What I’m Reading, Bedtime Reading Edition

It took me a good year (or so; I didn’t keep close track) of having this on my bed and reading a story before bed when I felt like it to finish Catherynne M. Valente’s first collection of her published short stories, Ventriloquism.  (I had the same issue — if one can call it that — with her Palimpsest, a book like a cassoulet — rich, decadent, filling prose, the kind you can’t eat too much of in one sitting.)

I found it slower going and less satisfying than her This Is My Letter To The World, the first collection of her Omikuji Project stories.  Those stories are more consistent in length, to fit the epistolary form factor; more often make use of the fairy-tale motifs Valente is well-known for; maybe a little more pat (or maybe not).  Many of the Ventriloquism stories I had already read, in their original publication.

It is a more literary, less emotional, collection than This Is My Letter…, I think, which works for me sometimes and not others.  If these stories are harder to read than the Omikuji stories, though, they are also maybe more likely to live jangling in the back of your head long after the book is closed.

Some standouts, for me: “Urchins, While Swimming” left me cold, meaning chilled; “Bones Like Black Sugar” and “A Delicate Architecture” make an interesting Handsel and Gretel diptych; “Mother is a Machine” for its texture and flow; “Days of Flaming Motorcycles” for a zombie post-apocalypse; “Palimpsest”, the story which inspired the novel, always one I come back to; “Secretario” for its essentialization of the noir detective genre.

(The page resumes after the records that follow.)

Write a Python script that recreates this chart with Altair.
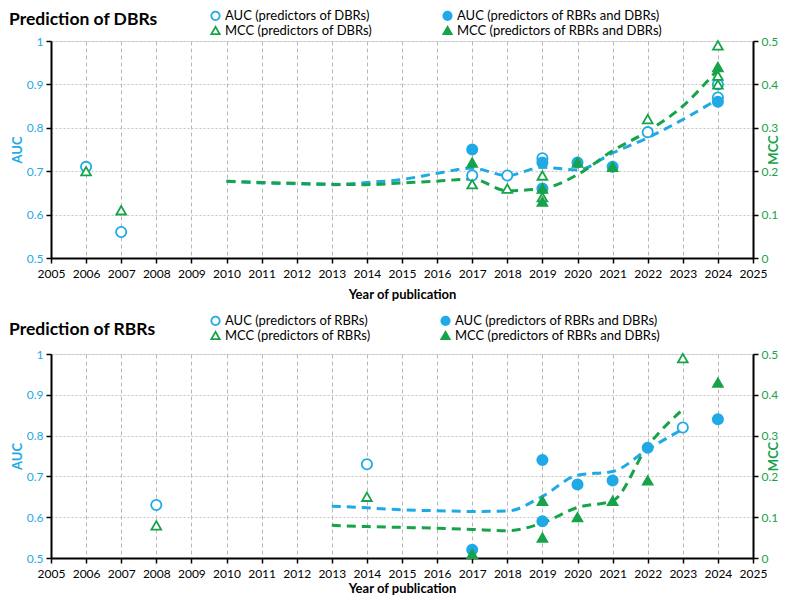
import altair as alt
import pandas as pd

BLUE = "#1FAAE6"
GREEN = "#17A349"
FONT = "Lato"

# ---------------- Panel 1: Prediction of DBRs ----------------
dbr_title = "Prediction of DBRs"
dbr_labels = [
    "AUC (predictors of DBRs)",
    "MCC (predictors of DBRs)",
    "AUC (predictors of RBRs and DBRs)",
    "MCC (predictors of RBRs and DBRs)",
]
dbr_auc_open_years = [2006, 2007, 2017, 2018, 2019, 2022, 2024, 2024]
dbr_auc_open_vals = [0.71, 0.56, 0.69, 0.69, 0.73, 0.79, 0.90, 0.87]
dbr_auc_both_years = [2017, 2019, 2019, 2020, 2021, 2024]
dbr_auc_both_vals = [0.75, 0.72, 0.66, 0.72, 0.71, 0.86]
dbr_mcc_open_years = [2006, 2007, 2017, 2018, 2019, 2019, 2022, 2024, 2024, 2024]
dbr_mcc_open_vals = [0.20, 0.11, 0.17, 0.16, 0.19, 0.14, 0.32, 0.49, 0.42, 0.40]
dbr_mcc_both_years = [2017, 2019, 2019, 2020, 2021, 2024]
dbr_mcc_both_vals = [0.22, 0.16, 0.13, 0.22, 0.21, 0.44]
dbr_trend_years = [2010, 2011, 2012, 2013, 2014, 2015, 2016, 2017, 2018, 2019, 2020, 2021, 2022, 2023, 2024]
dbr_auc_trend = [0.677, 0.673, 0.671, 0.669, 0.674, 0.681, 0.695, 0.707, 0.690, 0.709, 0.703, 0.742, 0.777, 0.819, 0.866]
dbr_mcc_trend = [0.177, 0.174, 0.172, 0.170, 0.169, 0.173, 0.177, 0.182, 0.155, 0.160, 0.192, 0.247, 0.292, 0.350, 0.435]

# ---------------- Panel 2: Prediction of RBRs ----------------
rbr_title = "Prediction of RBRs"
rbr_labels = [
    "AUC (predictors of RBRs)",
    "MCC (predictors of RBRs)",
    "AUC (predictors of RBRs and DBRs)",
    "MCC (predictors of RBRs and DBRs)",
]
rbr_auc_open_years = [2008, 2014, 2023]
rbr_auc_open_vals = [0.63, 0.73, 0.82]
rbr_auc_both_years = [2017, 2019, 2019, 2020, 2021, 2022, 2024]
rbr_auc_both_vals = [0.52, 0.74, 0.59, 0.68, 0.69, 0.77, 0.84]
rbr_mcc_open_years = [2008, 2014, 2023]
rbr_mcc_open_vals = [0.08, 0.15, 0.49]
rbr_mcc_both_years = [2017, 2019, 2019, 2020, 2021, 2022, 2024]
rbr_mcc_both_vals = [0.01, 0.14, 0.05, 0.10, 0.14, 0.19, 0.43]
rbr_trend_years = [2013, 2014, 2015, 2016, 2017, 2018, 2019, 2020, 2021, 2022, 2023]
rbr_auc_trend = [0.627, 0.623, 0.618, 0.616, 0.614, 0.615, 0.651, 0.703, 0.712, 0.766, 0.816]
rbr_mcc_trend = [0.080, 0.077, 0.075, 0.073, 0.070, 0.067, 0.086, 0.124, 0.140, 0.274, 0.364]

year_ticks = list(range(2005, 2026))
auc_ticks = [0.5, 0.6, 0.7, 0.8, 0.9, 1]
mcc_ticks = [0, 0.1, 0.2, 0.3, 0.4, 0.5]


def points_df(years_list, vals_list, labels):
    rows = []
    for yrs, vals, lab in zip(years_list, vals_list, labels):
        for yv, v in zip(yrs, vals):
            rows.append({"year": yv, "value": v, "series": lab})
    return pd.DataFrame(rows)


def panel(title, labels, auc_open, auc_both, mcc_open, mcc_both,
          t_years, t_auc, t_mcc, height, legend_y, title_y, xtitle_pad):
    # labels order: AUC open, MCC open, AUC both, MCC both
    auc_df = points_df([auc_open[0], auc_both[0]], [auc_open[1], auc_both[1]], [labels[0], labels[2]])
    mcc_df = points_df([mcc_open[0], mcc_both[0]], [mcc_open[1], mcc_both[1]], [labels[1], labels[3]])
    trend_df = pd.DataFrame({"year": t_years, "auc": t_auc, "mcc": t_mcc})
    title_df = pd.DataFrame({"t": [title]})

    x_enc = alt.X(
        "year:Q",
        scale=alt.Scale(domain=[2005, 2025], nice=False, zero=False),
        axis=alt.Axis(
            values=year_ticks, format="d", title="Year of publication",
            labelFont=FONT, labelFontSize=12, labelColor="black", labelPadding=5,
            labelOverlap=False, labelFlush=False,
            titleFont=FONT, titleFontSize=13, titleFontWeight="bold", titleColor="black",
            titlePadding=xtitle_pad, domainColor="black", domainWidth=2, tickColor="black",
            tickWidth=1.5, tickSize=5, grid=True, gridDash=[4, 3], gridColor="#b8b8b8",
            gridWidth=1,
        ),
    )
    auc_scale = alt.Scale(domain=[0.5, 1], nice=False, zero=False)
    mcc_scale = alt.Scale(domain=[0, 0.5], nice=False, zero=False)
    left_axis = alt.Axis(
        orient="left", values=auc_ticks, format=".1~f", title="AUC",
        labelFont=FONT, labelFontSize=12, labelColor=BLUE, labelPadding=3,
        titleFont=FONT, titleFontSize=13, titleFontWeight="bold", titleColor=BLUE,
        titlePadding=2, domainColor="black", domainWidth=2, tickColor="black",
        tickWidth=1.5, tickSize=5, grid=True, gridDash=[2, 2], gridColor="#c4c4c4",
    )
    right_axis = alt.Axis(
        orient="right", values=mcc_ticks, format=".1~f", title="MCC",
        labelFont=FONT, labelFontSize=12, labelColor=GREEN, labelPadding=3,
        titleFont=FONT, titleFontSize=13, titleFontWeight="bold", titleColor=GREEN,
        titlePadding=3, titleAngle=270, domainColor="black", domainWidth=2,
        tickColor="black", tickWidth=1.5, tickSize=5, grid=False,
    )

    legend = alt.Legend(
        title=None, orient="none", legendX=158, legendY=legend_y, columns=2,
        columnPadding=66, rowPadding=-1, labelFont=FONT, labelFontSize=13,
        labelColor="black", labelLimit=400, symbolSize=70, symbolStrokeWidth=1.8,
        labelOffset=3,
    )
    shape = alt.Shape("series:N", scale=alt.Scale(domain=labels, range=["circle", "triangle-up", "circle", "triangle-up"]), legend=legend)
    fill = alt.Fill("series:N", scale=alt.Scale(domain=labels, range=["white", "white", BLUE, GREEN]), legend=legend)
    stroke = alt.Stroke("series:N", scale=alt.Scale(domain=labels, range=[BLUE, GREEN, BLUE, GREEN]), legend=legend)

    auc_line = alt.Chart(trend_df).mark_line(
        color=BLUE, strokeDash=[9, 6], strokeWidth=3, interpolate="monotone"
    ).encode(x=x_enc, y=alt.Y("auc:Q", scale=auc_scale, axis=left_axis))
    mcc_line = alt.Chart(trend_df).mark_line(
        color=GREEN, strokeDash=[9, 6], strokeWidth=3, interpolate="monotone"
    ).encode(x=x_enc, y=alt.Y("mcc:Q", scale=mcc_scale, axis=right_axis))
    auc_pts = alt.Chart(auc_df).mark_point(filled=True, size=105, strokeWidth=1.8, opacity=1).encode(
        x=x_enc, y=alt.Y("value:Q", scale=auc_scale, axis=None),
        shape=shape, fill=fill, stroke=stroke,
    )
    mcc_pts = alt.Chart(mcc_df).mark_point(filled=True, size=95, strokeWidth=1.8, opacity=1).encode(
        x=x_enc, y=alt.Y("value:Q", scale=mcc_scale, axis=None),
        shape=shape, fill=fill, stroke=stroke,
    )
    title_txt = alt.Chart(title_df).mark_text(
        align="left", baseline="middle", font=FONT, fontSize=17.5, fontWeight="bold", color="black"
    ).encode(text="t:N", x=alt.value(-42), y=alt.value(title_y))
    return alt.layer(auc_line, mcc_line, auc_pts, mcc_pts, title_txt).resolve_scale(
        y="independent"
    ).properties(width=702, height=height)


top = panel(
    dbr_title, dbr_labels,
    (dbr_auc_open_years, dbr_auc_open_vals), (dbr_auc_both_years, dbr_auc_both_vals),
    (dbr_mcc_open_years, dbr_mcc_open_vals), (dbr_mcc_both_years, dbr_mcc_both_vals),
    dbr_trend_years, dbr_auc_trend, dbr_mcc_trend, 217, -32, -21, 9,
)
bottom = panel(
    rbr_title, rbr_labels,
    (rbr_auc_open_years, rbr_auc_open_vals), (rbr_auc_both_years, rbr_auc_both_vals),
    (rbr_mcc_open_years, rbr_mcc_open_vals), (rbr_mcc_both_years, rbr_mcc_both_vals),
    rbr_trend_years, rbr_auc_trend, rbr_mcc_trend, 204, -40, -24, 3,
)

chart = alt.vconcat(top, bottom, spacing=11).resolve_scale(
    shape="independent", fill="independent", stroke="independent"
).resolve_legend(
    shape="independent", fill="independent", stroke="independent"
).properties(padding=0).configure_view(strokeWidth=0).configure(background="white")

chart.save("out.html", embed_options={"renderer": "svg", "actions": False})
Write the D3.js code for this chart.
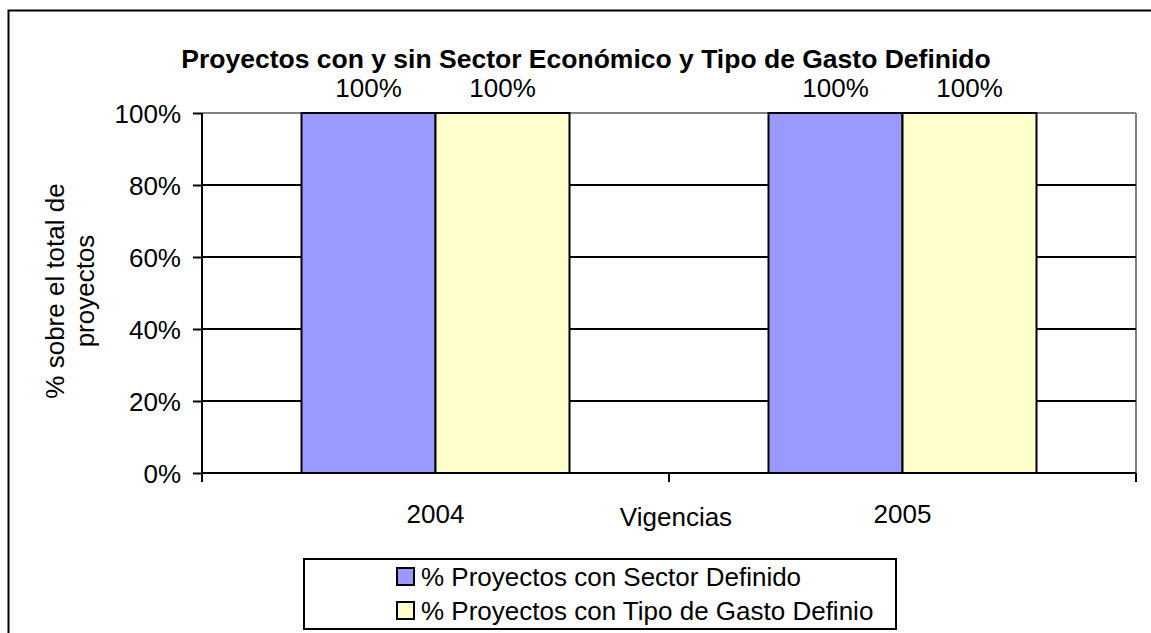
<!DOCTYPE html>
<html>
<head>
<meta charset="utf-8">
<script src="https://cdn.jsdelivr.net/npm/d3@7"></script>
<style>
    body { margin: 0; background: #fff; }
    svg text { font-family: "Liberation Sans", Arial, sans-serif; fill: #000; }
</style>
</head>
<body>
<div id="chart"></div>
<script>
// chart values
var years = ["2004", "2005"];
var sectorDefinido = [100, 100];
var tipoGastoDefinido = [100, 100];
var yTicks = [0, 20, 40, 60, 80, 100];
var seriesNames = ["% Proyectos con Sector Definido", "% Proyectos con Tipo de Gasto Definio"];
var seriesColors = ["#9999ff", "#ffffcc"];

var width = 1151, height = 633;
var plot = {left: 202, top: 113, right: 1136, bottom: 473};
var fontSize = "26px";

var svg = d3.select("#chart").append("svg")
    .attr("width", width)
    .attr("height", height);

// outer frame (runs off the right and bottom)
svg.append("rect")
    .attr("x", 8.5).attr("y", 10.5)
    .attr("width", 1160).attr("height", 650)
    .attr("fill", "none")
    .attr("stroke", "#000")
    .attr("stroke-width", 2);

var xScale = d3.scaleBand()
    .domain(years)
    .range([plot.left, plot.right])
    .paddingInner(0)
    .paddingOuter(0);

var yScale = d3.scaleLinear()
    .domain([0, 100])
    .range([plot.bottom, plot.top]);

var data = years.map(function (d, i) {
    return {label: d, values: [sectorDefinido[i], tipoGastoDefinido[i]]};
});

// gray top and right borders of the plot area
svg.append("line")
    .attr("x1", plot.left).attr("x2", plot.right)
    .attr("y1", yScale(100)).attr("y2", yScale(100))
    .attr("stroke", "#808080").attr("stroke-width", 2);
svg.append("line")
    .attr("x1", plot.right).attr("x2", plot.right)
    .attr("y1", plot.top).attr("y2", plot.bottom)
    .attr("stroke", "#808080").attr("stroke-width", 2);

// gridlines
svg.append("g")
    .selectAll("line")
    .data(yTicks.filter(function (d) { return d > 0 && d < 100; }))
    .enter().append("line")
    .attr("x1", plot.left).attr("x2", plot.right)
    .attr("y1", function (d) { return yScale(d); })
    .attr("y2", function (d) { return yScale(d); })
    .attr("stroke", "#000").attr("stroke-width", 2);

// bars
var barWidth = 134;
var inner = d3.scaleBand()
    .domain([0, 1])
    .range([0, barWidth * 2]);

var groups = svg.selectAll(".year")
    .data(data)
    .enter().append("g")
    .attr("class", "year")
    .attr("transform", function (d) {
        return "translate(" + (xScale(d.label) + (xScale.bandwidth() - barWidth * 2) / 2) + ",0)";
    });

groups.selectAll("rect")
    .data(function (d) { return d.values; })
    .enter().append("rect")
    .attr("x", function (d, i) { return inner(i); })
    .attr("y", function (d) { return yScale(d); })
    .attr("width", inner.bandwidth())
    .attr("height", function (d) { return yScale(0) - yScale(d); })
    .attr("fill", function (d, i) { return seriesColors[i]; })
    .attr("stroke", "#000")
    .attr("stroke-width", 2);

// value labels
groups.selectAll(".val")
    .data(function (d) { return d.values; })
    .enter().append("text")
    .attr("class", "val")
    .attr("x", function (d, i) { return inner(i) + inner.bandwidth() / 2; })
    .attr("y", function (d) { return yScale(d) - 16; })
    .attr("text-anchor", "middle")
    .style("font-size", fontSize)
    .text(function (d) { return d + "%"; });

// y axis
var yAxis = d3.axisLeft(yScale)
    .tickValues(yTicks)
    .tickSize(9)
    .tickPadding(12)
    .tickFormat(function (d) { return d + "%"; });

var gy = svg.append("g")
    .attr("transform", "translate(" + plot.left + ",0)")
    .call(yAxis);
gy.select(".domain").remove();
gy.selectAll(".tick line").attr("stroke", "#000").attr("stroke-width", 2);
gy.selectAll(".tick text").style("font-size", fontSize).attr("font-family", null).attr("dy", "0.35em");
gy.append("line")
    .attr("x1", 0).attr("x2", 0)
    .attr("y1", plot.top).attr("y2", plot.bottom + 9)
    .attr("stroke", "#000").attr("stroke-width", 2);

// x axis
var gx = svg.append("g")
    .attr("transform", "translate(0," + plot.bottom + ")");
gx.append("line")
    .attr("x1", plot.left).attr("x2", plot.right)
    .attr("stroke", "#000").attr("stroke-width", 2);
gx.selectAll(".xtick")
    .data(years.concat(["end"]))
    .enter().append("line")
    .attr("class", "xtick")
    .attr("x1", function (d) { return d === "end" ? plot.right : xScale(d); })
    .attr("x2", function (d) { return d === "end" ? plot.right : xScale(d); })
    .attr("y1", 0).attr("y2", 9)
    .attr("stroke", "#000").attr("stroke-width", 2);
gx.selectAll(".xlabel")
    .data(years)
    .enter().append("text")
    .attr("class", "xlabel")
    .attr("x", function (d) { return xScale(d) + xScale.bandwidth() / 2; })
    .attr("y", 50)
    .attr("text-anchor", "middle")
    .style("font-size", fontSize)
    .text(function (d) { return d; });

// axis titles
svg.append("text")
    .attr("x", 676).attr("y", 526)
    .attr("text-anchor", "middle")
    .style("font-size", fontSize)
    .text("Vigencias");

var yTitle = svg.append("text")
    .attr("transform", "translate(0,291) rotate(-90)")
    .attr("text-anchor", "middle")
    .style("font-size", fontSize);
yTitle.append("tspan").attr("x", 0).attr("y", 64).text("% sobre el total de");
yTitle.append("tspan").attr("x", 0).attr("y", 94).text("proyectos");

// title
svg.append("text")
    .attr("x", 586).attr("y", 68)
    .attr("text-anchor", "middle")
    .style("font-size", "26.5px")
    .style("font-weight", "bold")
    .text("Proyectos con y sin Sector Económico y Tipo de Gasto Definido");

// legend
var legend = svg.append("g");
legend.append("rect")
    .attr("x", 304).attr("y", 559)
    .attr("width", 592).attr("height", 70)
    .attr("fill", "#fff")
    .attr("stroke", "#000")
    .attr("stroke-width", 2);

var items = legend.selectAll(".item")
    .data(seriesNames)
    .enter().append("g")
    .attr("class", "item")
    .attr("transform", function (d, i) { return "translate(397," + (568 + i * 34) + ")"; });
items.append("rect")
    .attr("width", 17).attr("height", 17)
    .attr("fill", function (d, i) { return seriesColors[i]; })
    .attr("stroke", "#000")
    .attr("stroke-width", 2);
items.append("text")
    .attr("x", 24).attr("y", 18)
    .style("font-size", fontSize)
    .text(function (d) { return d; });
</script>
</body>
</html>
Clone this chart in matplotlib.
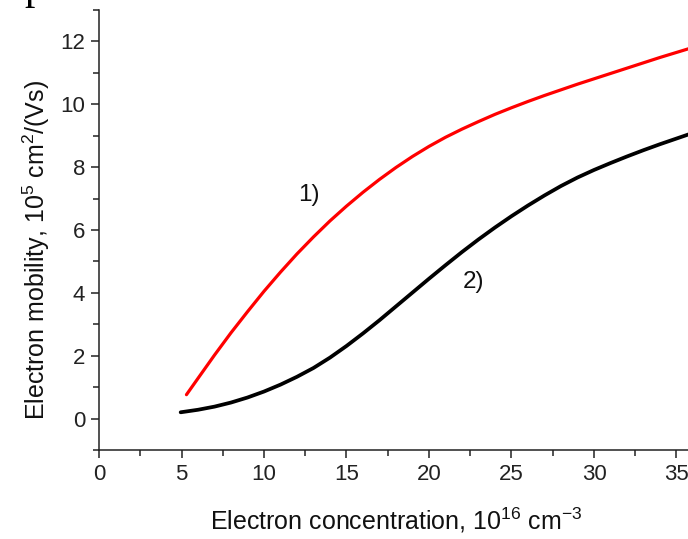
import matplotlib
matplotlib.use("Agg")
import matplotlib.pyplot as plt
from matplotlib.ticker import MultipleLocator

plt.rcParams['font.family'] = ['Liberation Sans', 'DejaVu Sans']
plt.rcParams['mathtext.default'] = 'regular'

# Curve 1) (red)
x1 = [5.3, 6, 7, 8, 9, 10, 11, 12, 13, 14, 15, 16, 17, 18, 19, 20, 21, 22,
      23, 24, 25, 26, 27, 28, 29, 30, 31, 32, 33, 34, 35, 36]
y1 = [0.76, 1.28, 2.02, 2.73, 3.40, 4.05, 4.66, 5.24, 5.78, 6.29, 6.76, 7.20,
      7.61, 7.99, 8.34, 8.66, 8.95, 9.21, 9.45, 9.68, 9.89, 10.09, 10.28,
      10.46, 10.64, 10.81, 10.98, 11.15, 11.32, 11.49, 11.65, 11.81]

# Curve 2) (black)
x2 = [4.95, 6, 7, 8, 9, 10, 11, 12, 13, 14, 15, 16, 17, 18, 19, 20, 21, 22,
      23, 24, 25, 26, 27, 28, 29, 30, 31, 32, 33, 34, 35, 36]
y2 = [0.20, 0.28, 0.38, 0.51, 0.67, 0.86, 1.08, 1.33, 1.61, 1.94, 2.31, 2.71,
      3.13, 3.57, 4.01, 4.45, 4.88, 5.30, 5.70, 6.08, 6.44, 6.78, 7.10, 7.40,
      7.67, 7.91, 8.13, 8.34, 8.54, 8.73, 8.91, 9.09]

x_ticks = [0, 5, 10, 15, 20, 25, 30, 35]
y_ticks = [0, 2, 4, 6, 8, 10, 12]

W, H = 688, 539
fig = plt.figure(figsize=(W / 100, H / 100), dpi=100)
left, bottom, top = 99, 89, 529
px_per_x = 16.5
xmax = 36
ax = fig.add_axes([left / W, bottom / H, xmax * px_per_x / W, (top - bottom) / H])

ax.plot(x1, y1, color='#ff0000', lw=2.3, solid_capstyle='round',
        solid_joinstyle='round')
ax.plot(x2, y2, color='black', lw=2.7, solid_capstyle='round',
        solid_joinstyle='round')

ax.set_xlim(0, xmax)
ax.set_ylim(-1, 13)
ax.set_xticks(x_ticks)
ax.set_yticks(y_ticks)
ax.xaxis.set_minor_locator(MultipleLocator(2.5))
ax.yaxis.set_minor_locator(MultipleLocator(1))

for s in ['top', 'right']:
    ax.spines[s].set_visible(False)
for s in ['left', 'bottom']:
    ax.spines[s].set_linewidth(1.1)
    ax.spines[s].set_color('#222222')

ax.tick_params(which='major', direction='out', length=6, width=1.1,
               labelsize=16, pad=4, colors='#222222')
ax.tick_params(which='minor', direction='out', length=4, width=1.1,
               colors='#222222')

ax.set_xlabel(r'Electron concentration, 10$^{16}$ cm$^{-3}$', fontsize=18,
              color='#111111')
ax.xaxis.set_label_coords(0.5, -(520 - 450) / 440, transform=ax.transAxes)
ax.xaxis.label.set_va('center')
ax.set_ylabel(r'Electron mobility, 10$^{5}$ cm$^{2}$/(Vs)', fontsize=18,
              color='#111111')
ax.yaxis.set_label_coords(-(99 - 36) / (xmax * px_per_x), (450 - 250) / 440,
                          transform=ax.transAxes)
ax.yaxis.label.set_va('center')

ax.text(12.7, 7.1, '1)', fontsize=17.5, ha='center', va='center', color='#111111')
ax.text(22.7, 4.36, '2)', fontsize=17.5, ha='center', va='center', color='#111111')

# fragment of surrounding text at the top edge
fig.text(24 / W, 1 + 1.5 / H, 'p', family=['Liberation Serif', 'DejaVu Serif'],
         fontsize=30, ha='left', va='baseline', color='black')

fig.savefig('out.png', dpi=100)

The book contains every one of Valente’s published stories up to its publication date, without any exceptions that I’m aware of, and although some judicious editing might have produced a more coherent whole it’s very interesting to watch her explore and grow as a writer, interesting to watch themes and images and even individual words flow through her body of work.

Always Valente’s language is marvelous and lush.  Sometimes the words do feel chosen for their weight and meter more than their meaning, and I am finding, to my disappointment, that some of those repeated images lose their luster with overuse, and I begin to wonder how these insects can be inlaid with such precious materials, and what the economics of their production are, and who mines them.  Surely some of Valente’s writing comes from the same place; the curse, such as it is, of the science fiction writer.

Definitely recommended, and brilliant to come back to repeatedly for as long as it lasted me.